Gleichberechtigung im deutschen Schulsystem
Anders als andere europäische Länder hat Deutschland sein Bildungswesen immer als gleichermaßen zugänglich für alle seine Bürger angesehen. Es gibt daher viele Schulen für Kinder mit geistigen und körperlichen Behinderungen, dagegen aber kaum Eliteschulen wie Frankreichs Grande Ecoles oder die britischen prestige-trächtigen Elite-Universitäten. (Mittlerweile gibt es aber auch in Deutschland Bestrebungen, spezielle Schulen für hochbegabte Schüler einzurichten.)

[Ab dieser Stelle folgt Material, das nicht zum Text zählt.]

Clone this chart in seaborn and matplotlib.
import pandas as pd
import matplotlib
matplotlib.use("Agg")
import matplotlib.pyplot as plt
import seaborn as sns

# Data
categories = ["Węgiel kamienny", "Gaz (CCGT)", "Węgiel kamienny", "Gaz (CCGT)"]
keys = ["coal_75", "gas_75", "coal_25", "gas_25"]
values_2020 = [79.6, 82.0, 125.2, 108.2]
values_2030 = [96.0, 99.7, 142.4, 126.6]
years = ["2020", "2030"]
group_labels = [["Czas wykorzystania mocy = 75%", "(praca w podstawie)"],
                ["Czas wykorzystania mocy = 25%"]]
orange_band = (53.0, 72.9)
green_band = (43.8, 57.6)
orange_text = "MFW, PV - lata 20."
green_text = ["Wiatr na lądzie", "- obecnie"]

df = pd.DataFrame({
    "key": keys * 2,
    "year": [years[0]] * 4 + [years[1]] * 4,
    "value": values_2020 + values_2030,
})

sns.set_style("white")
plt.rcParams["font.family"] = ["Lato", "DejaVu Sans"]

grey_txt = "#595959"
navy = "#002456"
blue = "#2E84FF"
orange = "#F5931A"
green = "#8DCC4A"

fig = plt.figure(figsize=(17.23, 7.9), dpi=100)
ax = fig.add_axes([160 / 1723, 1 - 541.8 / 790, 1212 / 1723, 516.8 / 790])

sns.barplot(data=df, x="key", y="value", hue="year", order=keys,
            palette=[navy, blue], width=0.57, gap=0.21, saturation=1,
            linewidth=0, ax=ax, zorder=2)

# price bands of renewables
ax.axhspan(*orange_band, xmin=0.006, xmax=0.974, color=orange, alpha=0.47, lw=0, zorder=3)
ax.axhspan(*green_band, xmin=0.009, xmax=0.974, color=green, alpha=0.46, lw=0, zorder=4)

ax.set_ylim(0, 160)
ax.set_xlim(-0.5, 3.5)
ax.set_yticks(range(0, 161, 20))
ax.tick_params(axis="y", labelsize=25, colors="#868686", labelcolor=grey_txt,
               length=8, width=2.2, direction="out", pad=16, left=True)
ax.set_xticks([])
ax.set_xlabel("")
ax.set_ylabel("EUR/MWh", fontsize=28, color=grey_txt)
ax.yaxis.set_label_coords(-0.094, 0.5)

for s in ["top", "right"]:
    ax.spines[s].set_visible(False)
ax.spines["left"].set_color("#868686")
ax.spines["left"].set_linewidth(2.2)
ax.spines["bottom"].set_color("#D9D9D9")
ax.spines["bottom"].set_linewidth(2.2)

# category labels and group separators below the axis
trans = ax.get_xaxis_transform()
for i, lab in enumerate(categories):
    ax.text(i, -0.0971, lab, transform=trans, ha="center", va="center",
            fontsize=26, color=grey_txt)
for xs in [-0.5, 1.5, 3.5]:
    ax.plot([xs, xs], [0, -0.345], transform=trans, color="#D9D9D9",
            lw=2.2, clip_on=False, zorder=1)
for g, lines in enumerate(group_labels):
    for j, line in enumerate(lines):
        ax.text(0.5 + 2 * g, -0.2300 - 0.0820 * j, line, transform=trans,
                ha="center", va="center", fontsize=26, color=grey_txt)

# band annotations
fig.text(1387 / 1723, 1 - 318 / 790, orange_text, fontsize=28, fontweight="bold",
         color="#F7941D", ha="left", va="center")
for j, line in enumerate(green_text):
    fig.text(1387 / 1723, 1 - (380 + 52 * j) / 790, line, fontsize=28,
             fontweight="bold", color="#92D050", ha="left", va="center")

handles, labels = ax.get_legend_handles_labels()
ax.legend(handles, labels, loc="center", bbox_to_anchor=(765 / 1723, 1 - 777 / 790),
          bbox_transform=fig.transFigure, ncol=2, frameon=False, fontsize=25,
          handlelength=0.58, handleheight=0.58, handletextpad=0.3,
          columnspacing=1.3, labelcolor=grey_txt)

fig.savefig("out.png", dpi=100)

Trotz seines gleichberechtigenden Ansatz verteilt das deutsche Schulsystem alle Schüler im Alter von zehn Jahren – nach Beendigung der Grundschule – auf verschiedene weiterführende Schulen. Basierend auf den Fähigkeiten und Leistungen der Schüler, die diese in der Grundschule erbracht haben, werden die Schüler auf die verschiedenen Schultypen Gymnasium, Realschule und Hauptschule verteilt. Kritiker sehen diese Einstufung als zu früh angesetzt an und befürchten, dass die Begabung und die Fähigkeiten eines Kindes in diesem Alter noch nicht richtig beurteilt werden können. Aus diesem Grund haben einige Bundesländer sogenannte Gesamtschulen eingerichtet, in denen alle Schüler bis zur zehnten Klasse gemeinsam unterrichtet werden. Schüler, die an einer deutschen Universität studieren möchten, müssen entweder an einem Gymnasium oder an einer Gesamtschule das Abitur erlangen.

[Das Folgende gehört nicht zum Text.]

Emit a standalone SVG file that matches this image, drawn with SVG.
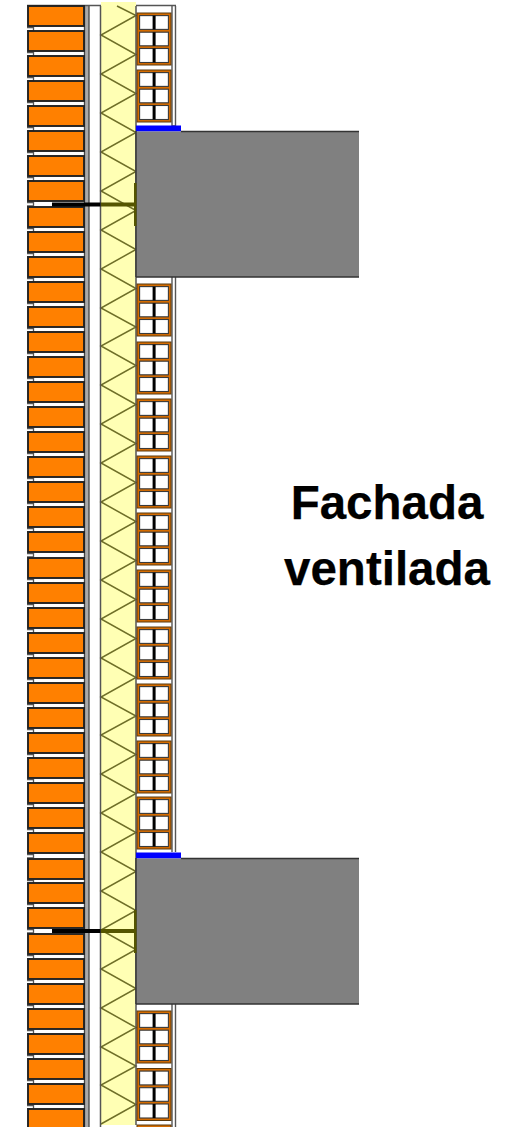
<svg xmlns="http://www.w3.org/2000/svg" width="517" height="1127" viewBox="0 0 517 1127">
<style>
.b{fill:#ff8000;stroke:#222;stroke-width:1.9}
.st{fill:none;stroke:#555;stroke-width:1.3}
.o{fill:#d56c00;stroke:#5a3a10;stroke-width:1}
.c{fill:#fff;stroke:#3a3a3a;stroke-width:1.1}
.z{fill:none;stroke:#6f6f28;stroke-width:1.5}
.s{fill:#808080}
.e{stroke:#333;stroke-width:1.4;fill:none}
.bl{fill:#0000ff}
.t{font-family:"Liberation Sans",Arial,sans-serif;font-weight:700;font-size:47.5px;fill:#000;text-anchor:middle;stroke:#000;stroke-width:.25}
</style>
<defs>
<g id="brick">
<path class="st" d="M-1 21.5H5.5V25M-1 25H5.5"/>
<rect class="b" x="0" y="0" width="56" height="20"/>
</g>
<g id="hollow">
<rect class="o" x="0" y="0" width="34" height="52"/>
<rect class="c" x="2.6" y="2.6" width="28.8" height="13.8"/>
<rect class="c" x="2.6" y="19.2" width="28.8" height="13.6"/>
<rect class="c" x="2.6" y="35.5" width="28.8" height="14"/>
<rect x="15.6" y="2.6" width="3" height="13.8" fill="#000"/>
<rect x="15.6" y="19.2" width="3" height="13.6" fill="#000"/>
<rect x="15.6" y="35.5" width="3" height="14" fill="#000"/>
</g>
</defs>
<rect width="517" height="1127" fill="#fff"/>

<g id="air-gap-and-lines">
<rect x="84.5" y="6" width="4.5" height="1121" fill="#aaa"/>
<path d="M84.5 6V1127M89 6V1127" stroke="#444" stroke-width="1.3" fill="none"/>
<path d="M27 5.5H176" stroke="#555" stroke-width="1.6" fill="none"/>
</g>

<g id="outer-leaf">
<use href="#brick" x="28" y="6"/><use href="#brick" x="28" y="31"/><use href="#brick" x="28" y="56"/><use href="#brick" x="28" y="81"/><use href="#brick" x="28" y="106"/>
<use href="#brick" x="28" y="131"/><use href="#brick" x="28" y="156"/><use href="#brick" x="28" y="181"/><use href="#brick" x="28" y="207"/><use href="#brick" x="28" y="232"/>
<use href="#brick" x="28" y="257"/><use href="#brick" x="28" y="282"/><use href="#brick" x="28" y="307"/><use href="#brick" x="28" y="332"/><use href="#brick" x="28" y="357"/>
<use href="#brick" x="28" y="382"/><use href="#brick" x="28" y="407"/><use href="#brick" x="28" y="432"/><use href="#brick" x="28" y="457"/><use href="#brick" x="28" y="482"/>
<use href="#brick" x="28" y="507"/><use href="#brick" x="28" y="532"/><use href="#brick" x="28" y="558"/><use href="#brick" x="28" y="583"/><use href="#brick" x="28" y="608"/>
<use href="#brick" x="28" y="633"/><use href="#brick" x="28" y="658"/><use href="#brick" x="28" y="683"/><use href="#brick" x="28" y="708"/><use href="#brick" x="28" y="733"/>
<use href="#brick" x="28" y="758"/><use href="#brick" x="28" y="783"/><use href="#brick" x="28" y="808"/><use href="#brick" x="28" y="833"/><use href="#brick" x="28" y="859"/>
<use href="#brick" x="28" y="883"/><use href="#brick" x="28" y="908"/><use href="#brick" x="28" y="934"/><use href="#brick" x="28" y="959"/><use href="#brick" x="28" y="984"/>
<use href="#brick" x="28" y="1009"/><use href="#brick" x="28" y="1034"/><use href="#brick" x="28" y="1059"/><use href="#brick" x="28" y="1084"/><use href="#brick" x="28" y="1109"/>
</g>

<g id="insulation">
<rect x="101" y="2" width="35" height="1123" fill="#ffffb4"/>
<polyline class="z" points="117,6 136,15.5 101,35 136,54.5 101,74 136,93.5 101,113 136,132.5 101,152 136,171.5 101,191 136,210.5 101,230 136,249.5 101,269 136,288.5 101,308 136,327 101,346 136,365.5 101,385 136,404.5 101,424 136,443.5 101,463 136,482.5 101,502 136,521.5 101,541 136,560.5 101,580 136,599.5 101,619 136,638.5 101,658 136,677.5 101,697 136,716 101,735 136,754.5 101,774 136,793.5 101,813 136,832.5 101,852 136,871.5 101,891 136,910.5 101,930 136,949.5 101,969 136,988.5 101,1008 136,1027.5 101,1047 136,1066 101,1085 136,1104.5 101,1124"/>
<path d="M100.5 6V1127M136 6V1125" stroke="#555" stroke-width="1.5" fill="none"/>
</g>

<g id="inner-leaf">
<path d="M172 6V126H175.5V6M172 277V852M175.5 277V852M172 1004V1127M175.5 1004V1127" stroke="#555" stroke-width="1.4" fill="none"/>
<use href="#hollow" x="137" y="13"/><use href="#hollow" x="137" y="70"/>
<use href="#hollow" x="137" y="284"/><use href="#hollow" x="137" y="342"/><use href="#hollow" x="137" y="399"/><use href="#hollow" x="137" y="456"/><use href="#hollow" x="137" y="513"/>
<use href="#hollow" x="137" y="570"/><use href="#hollow" x="137" y="627"/><use href="#hollow" x="137" y="684"/><use href="#hollow" x="137" y="741"/><use href="#hollow" x="137" y="797"/>
<use href="#hollow" x="137" y="1011"/><use href="#hollow" x="137" y="1068.5"/><use href="#hollow" x="137" y="1125"/>
</g>

<g id="slabs">
<rect class="bl" x="136" y="125.5" width="45" height="6"/>
<rect class="s" x="136" y="131.5" width="223" height="145.5"/>
<path class="e" d="M181 131.5H359M136 277H359M136 131V277"/>
<rect class="bl" x="136" y="852.5" width="45" height="6"/>
<rect class="s" x="136" y="858.5" width="223" height="145.5"/>
<path class="e" d="M181 858.5H359M136 1004H359M136 858V1004"/>
</g>

<g id="ties">
<rect x="52" y="202.5" width="48.5" height="4" fill="#000"/>
<rect x="101" y="202.5" width="35" height="4" fill="#555500"/>
<rect x="134" y="183" width="2.5" height="43" fill="#555500"/>
<rect x="52" y="929" width="48.5" height="4" fill="#000"/>
<rect x="101" y="929" width="35" height="4" fill="#555500"/>
<rect x="134" y="910" width="2.5" height="43" fill="#555500"/>
</g>

<g id="label">
<text class="t" x="387" y="519">Fachada</text>
<text class="t" x="387" y="585">ventilada</text>
</g>
</svg>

Kritiker des deutschen Bildungswesens beklagen, dass sich das Schulsystem hauptsächlich auf Karriere und schulische Höchstleistungen konzentriere, dabei aber (anders als an britischen oder US-amerikanischen Schulen) die Entwicklung der Persönlichkeit auf der Strecke bleibe. Viele deutsche Schulen bieten nur wenige Freizeitangebote neben dem regulären Stundenplan an. Sport- und Musikerziehung wird meistens von anderen Organisationen übernommen, wie Sportvereinen und Musikschulen.
Unterrichtsmethoden
Anders als in vielen anderen Ländern verläuft der Unterricht in Deutschland sehr förmlich. Außerhalb des Klassenzimmers besteht nur selten Kontakt zwischen Schülern und Lehrern. In manchen städtischen Schulen ist die abnehmende Disziplin der Schüler zu einem großen Problem geworden. Der Grund hierfür wird teilweise in den extrem hohen Anteilen an Migrantenkindern gesehen. In manchen Fällen machen die Kinder ethnischer Minderheiten mehr als die Hälfte eines Klassenzimmers aus.

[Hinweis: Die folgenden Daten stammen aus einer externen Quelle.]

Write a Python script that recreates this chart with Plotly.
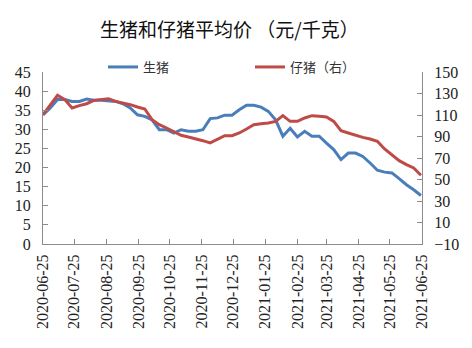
import pandas as pd
import plotly.graph_objects as go

dates = pd.date_range("2020-06-25", periods=53, freq="7D")

live_hog = [33.8, 35.6, 37.8, 37.8, 37.3, 37.3, 37.9, 37.6, 37.6, 37.5,
            37.3, 36.7, 35.6, 33.8, 33.4, 32.5, 29.9, 29.9, 29.0, 29.9,
            29.5, 29.5, 29.9, 32.8, 33.0, 33.7, 33.7, 35.1, 36.3, 36.3,
            35.8, 34.7, 32.5, 28.2, 30.3, 28.0, 29.5, 28.2, 28.2, 26.4,
            24.7, 22.1, 23.8, 23.8, 22.9, 21.2, 19.3, 18.8, 18.6, 17.1,
            15.5, 14.2, 12.7]

piglet = [110.3, 119.6, 128.3, 124.3, 116.5, 118.7, 120.5, 123.6, 124.3, 125.2,
          122.7, 121.2, 119.6, 117.4, 115.6, 105.7, 101.0, 97.9, 94.2, 91.1,
          89.5, 88.0, 86.1, 84.0, 87.1, 90.8, 90.8, 93.3, 97.0, 101.0,
          101.9, 102.6, 104.1, 109.4, 104.1, 104.1, 107.2, 109.4, 108.8, 108.1,
          104.1, 95.4, 93.3, 91.1, 89.2, 87.7, 85.5, 78.4, 73.1, 67.5,
          63.8, 60.7, 53.9]

tick_dates = ["2020-06-25", "2020-07-25", "2020-08-25", "2020-09-25", "2020-10-25",
              "2020-11-25", "2020-12-25", "2021-01-25", "2021-02-25", "2021-03-25",
              "2021-04-25", "2021-05-25", "2021-06-25"]

title_text = "生猪和仔猪平均价 （元/千克）"
name_hog = "生猪"
name_piglet = "仔猪（右）"

BLUE = "#4A7EBB"
RED = "#BE4B48"
AXIS = "#8C8C8C"
SERIF = "Liberation Serif, Noto Sans CJK SC, serif"
CJK = "Noto Sans CJK SC, sans-serif"

fig = go.Figure()
fig.add_trace(go.Scatter(x=dates, y=live_hog, name=name_hog, mode="lines",
                         line=dict(color=BLUE, width=3), yaxis="y",
                         legend="legend", showlegend=True))
fig.add_trace(go.Scatter(x=dates, y=piglet, name=name_piglet, mode="lines",
                         line=dict(color=RED, width=3), yaxis="y2",
                         legend="legend2", showlegend=True))

axis_common = dict(showline=True, linecolor=AXIS, linewidth=1, ticks="inside",
                   ticklen=5, tickcolor=AXIS, showgrid=False, zeroline=False,
                   automargin=False,
                   tickfont=dict(family=SERIF, size=16, color="#222"))

legend_common = dict(xref="container", xanchor="left", y=1 - 67 / 348,
                     yref="container", yanchor="middle", bgcolor="rgba(0,0,0,0)",
                     font=dict(family=CJK, size=13, color="#333"), itemwidth=30,
                     orientation="h", visible=True)

fig.update_layout(
    width=472, height=348,
    showlegend=True,
    margin=dict(l=43, r=50, t=72, b=104, autoexpand=False),
    paper_bgcolor="white", plot_bgcolor="white",
    title=dict(text=title_text, x=0.486, xanchor="center", y=1 - 30 / 348,
               yanchor="middle", yref="container",
               font=dict(family=CJK, size=19, color="#111")),
    xaxis=dict(range=["2020-06-25", "2021-06-25"], tickvals=tick_dates,
               ticktext=tick_dates, tickangle=-90, ticklabelstandoff=3, **axis_common),
    yaxis=dict(range=[0, 45], dtick=5, tick0=0, ticklabelstandoff=8, **axis_common),
    yaxis2=dict(range=[-10, 150], dtick=20, tick0=-10, overlaying="y", side="right",
                ticklabelstandoff=8, **axis_common),
    legend=dict(x=103 / 472, **legend_common),
    legend2=dict(x=250 / 472, **legend_common),
)

fig.write_html("out.html")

Trotz dieser Probleme und der schlechten PISA-Ergebnisse sind die schulischen Standards in der Regel sehr hoch verglichen mit anderen Ländern. Deutsche Schulen waren unter anderem sehr schnell bei der Einbeziehung neuer Technologien und des Internets in den Unterricht. Viele Schulen bieten ihren Schülern Unterricht am Computer und sind mit modernen, schnellen Internetverbindungen ausgestattet.
Nach Beendigung der Schule entscheiden sich die Schüler entweder für eine Lehre, eine einzigartige deutsche Kombination aus praktischer Anleitung im Betrieb und theoretischem Unterricht in der Berufsschule, oder für ein Studium an einer Universität oder Fachhochschule. Beachten Sie bitte, dass deutsche Unternehmen fremde Ausbildungen und Abschlüsse oft nicht ohne weiteres anerkennen.